Как будто шептал, стоя по ту сторону могилы. Меня передернуло от неприятного чувства.
Я закрыл дверь и набрал бабушкин номер.
— Бабушка, — сказал я, — мне надо пожить у тебя.
Я больше не могу здесь оставаться.
— Ладно, поговорим.
— Я приеду вечером.
— Приезжай.
Бабушка не сказала «поживи, конечно» или что-нибудь вроде того. Наверное, еще злится из-за лодки. Мама жарила рулеты, запах плыл по всей квартире. Я снова ушел к себе и начал собирать вещи. Принес с кухни четыре пластиковых пакета и набил их своим барахлом.
37
Сестры и братья, что есть любовь?
Я был еще так мал, что неумел сам открыть входную дверь. Мы были в гостях у одной маминой подруги. «Обожаю таких сморчков! — воскликнула подруга, посадила меня к себе на колени и расцеловала в лоб и щеки. — Обожаю!» Я стал выворачиваться. «Не любит, когда целуются!» — рассмеялась подруга. И я положил руку ей на грудь.
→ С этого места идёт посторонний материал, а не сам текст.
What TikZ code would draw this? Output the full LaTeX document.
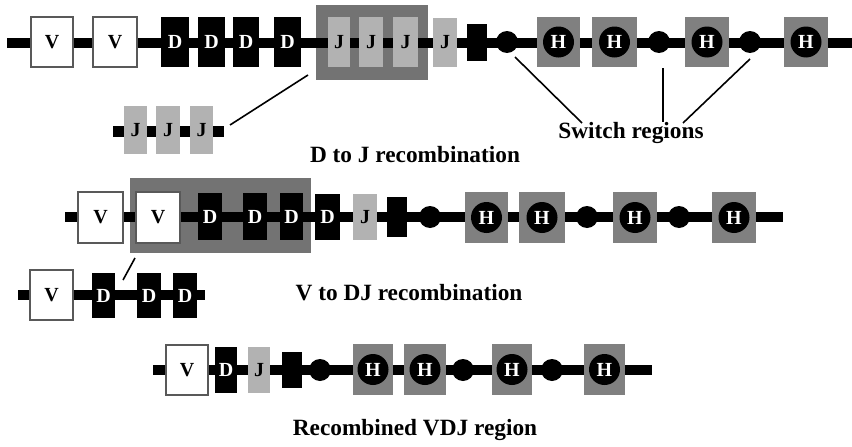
\documentclass[tikz,border=0pt]{standalone}
\usepackage{fontspec}
\setmainfont{Liberation Serif}
\begin{document}
\begin{tikzpicture}[x=1pt,y=-1pt,
  letter/.style={font=\bfseries\fontsize{20}{20}\selectfont, inner sep=0pt},
  vbox/.style={letter, draw=black!65, line width=1.2pt, fill=white, minimum height=50, text=black},
  dbox/.style={letter, fill=black, text=white, minimum height=48},
  jbox/.style={letter, fill=black!30, text=black, minimum height=48},
  blk/.style={fill=black, inner sep=0pt, minimum width=20, minimum height=37},
  swc/.style={circle, fill=black, inner sep=0pt, minimum size=22},
  hbox/.style={letter, fill=black!50, text=white, minimum height=50,
     path picture={\fill[black] (path picture bounding box.center) circle (15.5);}},
  grp/.style={fill=black!55, inner sep=0pt},
  backbone/.style={line width=10.5pt, black},
  conn/.style={line width=1.6pt, black},
  lab/.style={font=\bfseries\fontsize{23.3}{23.3}\selectfont, inner sep=0pt}
]
\useasboundingbox (0,0) rectangle (852,447);
% ---------- Row 1 ----------
\node[grp, minimum width=112, minimum height=75] (g1) at (372,42.5) {};
\coordinate (r1a) at (7,43); \coordinate (r1b) at (852,43);
\draw[backbone] (r1a) -- (r1b);
\node[vbox, minimum width=42] (v11) at (52,42) {V};
\node[vbox, minimum width=44] (v12) at (115,42) {V};
\node[dbox, minimum width=28, minimum height=50] (d11) at (175,42) {D};
\node[dbox, minimum width=27, minimum height=50] (d12) at (211.5,42) {D};
\node[dbox, minimum width=26, minimum height=50] (d13) at (246,42) {D};
\node[dbox, minimum width=27, minimum height=50] (d14) at (287.5,42) {D};
\node[jbox, minimum width=22, minimum height=50] (j11) at (339,42) {J};
\node[jbox, minimum width=24, minimum height=50] (j12) at (371,42) {J};
\node[jbox, minimum width=25, minimum height=50] (j13) at (405.5,42) {J};
\node[jbox, minimum width=24, minimum height=49] (j14) at (445,42.5) {J};
\node[blk] (b1) at (477,42.5) {};
\node[swc] (s11) at (507,42) {};
\node[hbox, minimum width=43] (h11) at (558.5,42) {H};
\node[hbox, minimum width=45] (h12) at (614.5,42) {H};
\node[swc] (s12) at (659,42) {};
\node[hbox, minimum width=44] (h13) at (707,42) {H};
\node[swc] (s13) at (750,42) {};
\node[hbox, minimum width=44] (h14) at (806,42) {H};
% small J group
\coordinate (sja) at (113,131.5); \coordinate (sjb) at (224,131.5);
\draw[backbone] (sja) -- (sjb);
\node[jbox, minimum width=23] (sj1) at (135.5,130) {J};
\node[jbox, minimum width=24] (sj2) at (168,130) {J};
\node[jbox, minimum width=23] (sj3) at (201.5,130) {J};
\coordinate (c1a) at (230,125); \coordinate (c1b) at (308,75);
\draw[conn] (c1a) -- (c1b);
\node[lab] (lDJ) at (415,155) {D to J recombination};
% switch regions
\node[lab] (lsw) at (631,133) {Switch regions};
\coordinate (sw1a) at (515,57); \coordinate (sw1b) at (582,123);
\coordinate (sw2a) at (663,68); \coordinate (sw2b) at (663,122);
\coordinate (sw3a) at (750,59); \coordinate (sw3b) at (683,123);
\draw[conn] (sw1a) -- (sw1b);
\draw[conn, line width=1.2pt] (sw2a) -- (sw2b);
\draw[conn] (sw3a) -- (sw3b);
% ---------- Row 2 ----------
\node[grp, minimum width=181, minimum height=75] (g2) at (220.5,215.5) {};
\coordinate (r2a) at (65,217); \coordinate (r2b) at (783,217);
\draw[backbone] (r2a) -- (r2b);
\node[vbox, minimum width=45, minimum height=51] (v21) at (100.5,217.5) {V};
\node[vbox, minimum width=44, minimum height=51] (v22) at (158,217.5) {V};
\node[dbox, minimum width=24, minimum height=47] (d21) at (210,216.5) {D};
\node[dbox, minimum width=24, minimum height=47] (d22) at (255,216.5) {D};
\node[dbox, minimum width=23, minimum height=47] (d23) at (291.5,216.5) {D};
\node[dbox, minimum width=25, minimum height=46] (d24) at (327.5,217) {D};
\node[jbox, minimum width=24, minimum height=46] (j21) at (365,217) {J};
\node[blk, minimum height=40] (b2) at (397,217) {};
\node[swc] (s21) at (430,217) {};
\node[hbox, minimum width=43, minimum height=51] (h21) at (486.5,217.5) {H};
\node[hbox, minimum width=46, minimum height=51] (h22) at (542,217.5) {H};
\node[swc] (s22) at (587,217) {};
\node[hbox, minimum width=44, minimum height=51] (h23) at (635,217.5) {H};
\node[swc] (s23) at (679,217) {};
\node[hbox, minimum width=44, minimum height=51] (h24) at (734,217.5) {H};
% small V D group
\coordinate (svda) at (18,295); \coordinate (svdb) at (205,295);
\draw[backbone] (svda) -- (svdb);
\node[vbox, minimum width=43] (sv) at (51.5,295) {V};
\node[dbox, minimum width=23, minimum height=45] (sd1) at (103.5,295.5) {D};
\node[dbox, minimum width=24, minimum height=45] (sd2) at (149,295.5) {D};
\node[dbox, minimum width=24, minimum height=45] (sd3) at (185,295.5) {D};
\coordinate (c2a) at (135,258); \coordinate (c2b) at (123,280);
\draw[conn] (c2a) -- (c2b);
\node[lab] (lVDJ) at (409,293) {V to DJ recombination};
% ---------- Row 3 ----------
\coordinate (r3a) at (153,370); \coordinate (r3b) at (652,370);
\draw[backbone] (r3a) -- (r3b);
\node[vbox, minimum width=42] (v31) at (187,370) {V};
\node[dbox, minimum width=22, minimum height=46] (d31) at (226,370) {D};
\node[jbox, minimum width=22, minimum height=46] (j31) at (259,370) {J};
\node[blk, minimum height=36] (b3) at (292,370) {};
\node[swc] (s31) at (320,370) {};
\node[hbox, minimum width=40, minimum height=51] (h31) at (373,369.5) {H};
\node[hbox, minimum width=42, minimum height=51] (h32) at (425,369.5) {H};
\node[swc] (s32) at (463,370) {};
\node[hbox, minimum width=40, minimum height=51] (h33) at (512,369.5) {H};
\node[swc] (s33) at (552,370) {};
\node[hbox, minimum width=41, minimum height=51] (h34) at (604.5,369.5) {H};
\node[lab] (lrec) at (415,430) {Recombined VDJ region};
\end{tikzpicture}
\end{document}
Грудь была большая, теплая; стояло лето, подруга вспотела. «Ты только погляди на него!» — воскликнула она.
«Убери руку с груди Верит!» — велела мама. Но я не убрал. «Что же из него вырастет?» — сказала Верит и спустила меня на пол.
Братья и сестры! Что есть любовь?
В метро я так замерз, что достал из пакета свитер.
Когда я вышел на «Аспудцен», на улице уже стемнело, с Мэларена дул ветер, и я подумал, что пару минут назад в Бромме, он касался щеки Элисабет.
Бабушка испекла булочки. На кухне был жарко, духовка открыта. Бабушка вязала, сдвинув очки на кончик носа.
— Ну что, не ужился дома?
Я взял булочку, налил себе сока.
— Дело в Навознике, — объяснил я. — Не выношу его.
Бабушка кивнула.
— Если ты собираешься жить здесь, забудь о своих выходках. — Она поднесла вязание к лампе, прищурилась, рассматривая ряды.
— Не будет никаких выходок, — пообещал я и взял еще булочку.